The three of them take Thanos on and are ultimately bested. Tony and Thor are left incapacitated as Thanos unleashes the hordes of his armies upon the Earth. Steve is the only one left to stand against them and in what is arguably the MCU’s best moment of cinematography ever, there is a gorgeous canvas shot of Captain America staring down the armies of evil, darkness encroaching all-around, with a sliver of sunlight still illuminating him. Even in the face of certain defeat, Steve refuses to lose hope, to lose sight of why they’re still here, still fighting.

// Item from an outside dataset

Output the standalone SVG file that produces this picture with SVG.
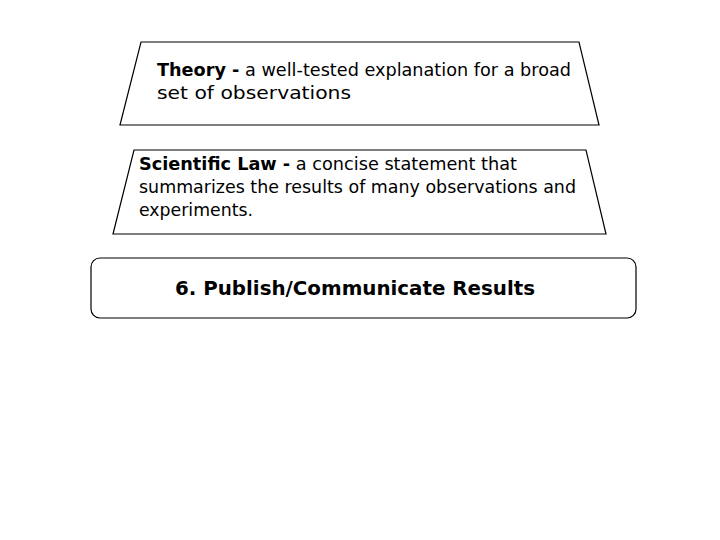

And it’s then that a familiar voice crackles over the speaker, saying, “On your left”. Dozens of sling ring portals open behind Steve, each one of them bringing light. As the various heroes of the MCU come to Steve’s aid, they literally introduce dozens of new sunlight sources into the frame along with them. Much like Captain Marvel at the start of the film, they are the sunlight. Which is why the resulting “Avengers, assemble” and battle feel so earned and so emotionally-charged; it is the climactic moment of a two-film-long motif that pays off in one of the grandest ways imaginable.
At the end of the battle, after Tony snaps all of Thanos’ armies out of existence, Thanos is left to sit amidst the rubble. As his armies and ships evaporate, sunlight comes flooding back into the setting, only this time Thanos has his back to the sun. The sun is no longer rising for Thanos, it is setting. And with this knowledge, he too disappears.
In the film’s final moments, all of our characters find their own sunlight. Tony’s funeral is awash with it as all of his friends and family gather to mourn him, proving that the world will be alright without him and that he has truly earned his rest. Thor takes the words of his mother to heart, leaving New Asgard to Valkyrie and embarking on a journey with the Guardians of the Galaxy.
And Steve gets the most poetic moment of all. After time traveling back into the past one last time, the film closes on an intimate shot of Steve and his long-lost love, Peggy Carter. They are reunited, dancing, in love, and positively aglow in the sunlight pouring in through their window.